#### [TASK STATEMENT]
Reproduce the data exactly and drop any pictures it holds.

'''

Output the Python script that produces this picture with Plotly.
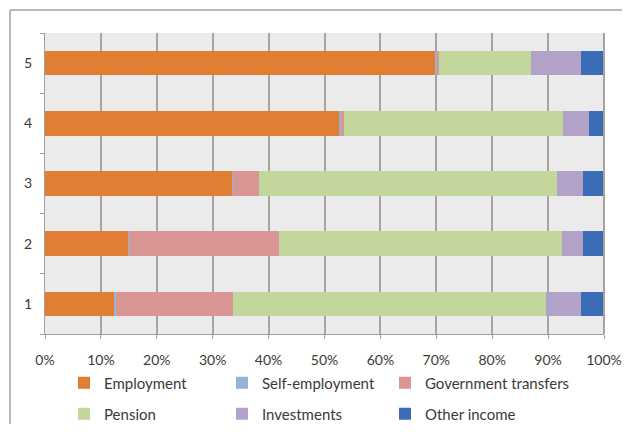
import plotly.graph_objects as go

categories = [1, 2, 3, 4, 5]
category_labels = ["1", "2", "3", "4", "5"]

employment = [12.5, 14.9, 33.5, 52.7, 69.7]
self_employment = [0.2, 0.2, 0.2, 0.3, 0.5]
government_transfers = [20.9, 26.7, 4.6, 0.5, 0.2]
pension = [56.1, 50.6, 53.3, 39.2, 16.5]
investments = [6.1, 3.8, 4.7, 4.7, 9.0]
other_income = [4.2, 3.8, 3.7, 2.6, 4.1]

x_ticks = [0, 10, 20, 30, 40, 50, 60, 70, 80, 90, 100]
x_tick_labels = ["0%", "10%", "20%", "30%", "40%", "50%", "60%", "70%", "80%", "90%", "100%"]

series = [
    ("Employment", employment, "#E07F34"),
    ("Self-employment", self_employment, "#95B3D7"),
    ("Government transfers", government_transfers, "#D99694"),
    ("Pension", pension, "#C3D69B"),
    ("Investments", investments, "#B3A2C7"),
    ("Other income", other_income, "#3A6DB5"),
]

FONT = "Lato, 'Open Sans', sans-serif"
TEXT = "#3a3a3a"

# figure sized so that it plus the browser's 8px body margin fills the window
W, H = 614, 416
ML, MR, MT, MB = 37, 18, 25, 90
PW, PH = W - ML - MR, H - MT - MB

legend_names = ["legend", "legend2", "legend3", "legend4", "legend5", "legend6"]
col_x = [19 / PW, 177 / PW, 340 / PW]
row_y = [-49 / PH, -80 / PH]

fig = go.Figure()
for i, (name, vals, color) in enumerate(series):
    fig.add_trace(go.Bar(
        y=categories, x=vals, name=name, orientation="h",
        marker=dict(color=color, line=dict(width=0)),
        width=0.41, legend=legend_names[i],
    ))

grid_col = "#a9a39f"
axis_col = "#a0a0a0"

layout_legends = {}
for i, lg in enumerate(legend_names):
    layout_legends[lg] = dict(
        orientation="h", x=col_x[i % 3], xanchor="left",
        y=row_y[i // 3], yanchor="middle",
        font=dict(size=15, color=TEXT), bgcolor="rgba(0,0,0,0)",
    )

fig.update_layout(
    width=W, height=H,
    margin=dict(l=ML, r=MR, t=MT, b=MB, autoexpand=False),
    paper_bgcolor="white",
    plot_bgcolor="#ebebeb",
    barmode="stack",
    font=dict(family=FONT, size=14, color=TEXT),
    showlegend=True,
    xaxis=dict(
        range=[0, 100], tickvals=x_ticks, ticktext=x_tick_labels,
        showgrid=True, gridcolor=grid_col, gridwidth=2,
        showline=True, linecolor=axis_col, linewidth=1,
        ticks="outside", ticklen=4, tickcolor=axis_col,
        zeroline=False, fixedrange=True,
        tickfont=dict(size=14, color=TEXT), ticklabelstandoff=9,
    ),
    yaxis=dict(
        range=[0.5, 5.5], tickvals=categories, ticktext=category_labels,
        showgrid=False, zeroline=False,
        showline=True, linecolor=axis_col, linewidth=1,
        ticks="", tickfont=dict(size=14, color=TEXT), ticklabelstandoff=9,
        minor=dict(tickvals=[0.5, 1.5, 2.5, 3.5, 4.5, 5.5], ticks="outside",
                   ticklen=4, tickcolor=axis_col, showgrid=False),
        fixedrange=True,
    ),
    shapes=[
        dict(type="line", xref="paper", yref="paper", x0=1, x1=1, y0=0, y1=1,
             line=dict(color=grid_col, width=2)),
        dict(type="line", xref="paper", yref="paper",
             x0=-35 / PW, x1=(W - ML) / PW, y0=1 + 23 / PH, y1=1 + 23 / PH,
             line=dict(color=axis_col, width=1.5)),
        dict(type="line", xref="paper", yref="paper",
             x0=-35 / PW, x1=-35 / PW, y0=-MB / PH, y1=1 + 23 / PH,
             line=dict(color=axis_col, width=1.5)),
    ],
    **layout_legends,
)

fig.write_html("out.html")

'''

#### [EXERCISE ANSWER]
Output the Python script that produces this picture with Plotly.
import plotly.graph_objects as go

categories = [1, 2, 3, 4, 5]
category_labels = ["1", "2", "3", "4", "5"]

employment = [12.5, 14.9, 33.5, 52.7, 69.7]
self_employment = [0.2, 0.2, 0.2, 0.3, 0.5]
government_transfers = [20.9, 26.7, 4.6, 0.5, 0.2]
pension = [56.1, 50.6, 53.3, 39.2, 16.5]
investments = [6.1, 3.8, 4.7, 4.7, 9.0]
other_income = [4.2, 3.8, 3.7, 2.6, 4.1]

x_ticks = [0, 10, 20, 30, 40, 50, 60, 70, 80, 90, 100]
x_tick_labels = ["0%", "10%", "20%", "30%", "40%", "50%", "60%", "70%", "80%", "90%", "100%"]

series = [
    ("Employment", employment, "#E07F34"),
    ("Self-employment", self_employment, "#95B3D7"),
    ("Government transfers", government_transfers, "#D99694"),
    ("Pension", pension, "#C3D69B"),
    ("Investments", investments, "#B3A2C7"),
    ("Other income", other_income, "#3A6DB5"),
]

FONT = "Lato, 'Open Sans', sans-serif"
TEXT = "#3a3a3a"

# figure sized so that it plus the browser's 8px body margin fills the window
W, H = 614, 416
ML, MR, MT, MB = 37, 18, 25, 90
PW, PH = W - ML - MR, H - MT - MB

legend_names = ["legend", "legend2", "legend3", "legend4", "legend5", "legend6"]
col_x = [19 / PW, 177 / PW, 340 / PW]
row_y = [-49 / PH, -80 / PH]

fig = go.Figure()
for i, (name, vals, color) in enumerate(series):
    fig.add_trace(go.Bar(
        y=categories, x=vals, name=name, orientation="h",
        marker=dict(color=color, line=dict(width=0)),
        width=0.41, legend=legend_names[i],
    ))

grid_col = "#a9a39f"
axis_col = "#a0a0a0"

layout_legends = {}
for i, lg in enumerate(legend_names):
    layout_legends[lg] = dict(
        orientation="h", x=col_x[i % 3], xanchor="left",
        y=row_y[i // 3], yanchor="middle",
        font=dict(size=15, color=TEXT), bgcolor="rgba(0,0,0,0)",
    )

fig.update_layout(
    width=W, height=H,
    margin=dict(l=ML, r=MR, t=MT, b=MB, autoexpand=False),
    paper_bgcolor="white",
    plot_bgcolor="#ebebeb",
    barmode="stack",
    font=dict(family=FONT, size=14, color=TEXT),
    showlegend=True,
    xaxis=dict(
        range=[0, 100], tickvals=x_ticks, ticktext=x_tick_labels,
        showgrid=True, gridcolor=grid_col, gridwidth=2,
        showline=True, linecolor=axis_col, linewidth=1,
        ticks="outside", ticklen=4, tickcolor=axis_col,
        zeroline=False, fixedrange=True,
        tickfont=dict(size=14, color=TEXT), ticklabelstandoff=9,
    ),
    yaxis=dict(
        range=[0.5, 5.5], tickvals=categories, ticktext=category_labels,
        showgrid=False, zeroline=False,
        showline=True, linecolor=axis_col, linewidth=1,
        ticks="", tickfont=dict(size=14, color=TEXT), ticklabelstandoff=9,
        minor=dict(tickvals=[0.5, 1.5, 2.5, 3.5, 4.5, 5.5], ticks="outside",
                   ticklen=4, tickcolor=axis_col, showgrid=False),
        fixedrange=True,
    ),
    shapes=[
        dict(type="line", xref="paper", yref="paper", x0=1, x1=1, y0=0, y1=1,
             line=dict(color=grid_col, width=2)),
        dict(type="line", xref="paper", yref="paper",
             x0=-35 / PW, x1=(W - ML) / PW, y0=1 + 23 / PH, y1=1 + 23 / PH,
             line=dict(color=axis_col, width=1.5)),
        dict(type="line", xref="paper", yref="paper",
             x0=-35 / PW, x1=-35 / PW, y0=-MB / PH, y1=1 + 23 / PH,
             line=dict(color=axis_col, width=1.5)),
    ],
    **layout_legends,
)

fig.write_html("out.html")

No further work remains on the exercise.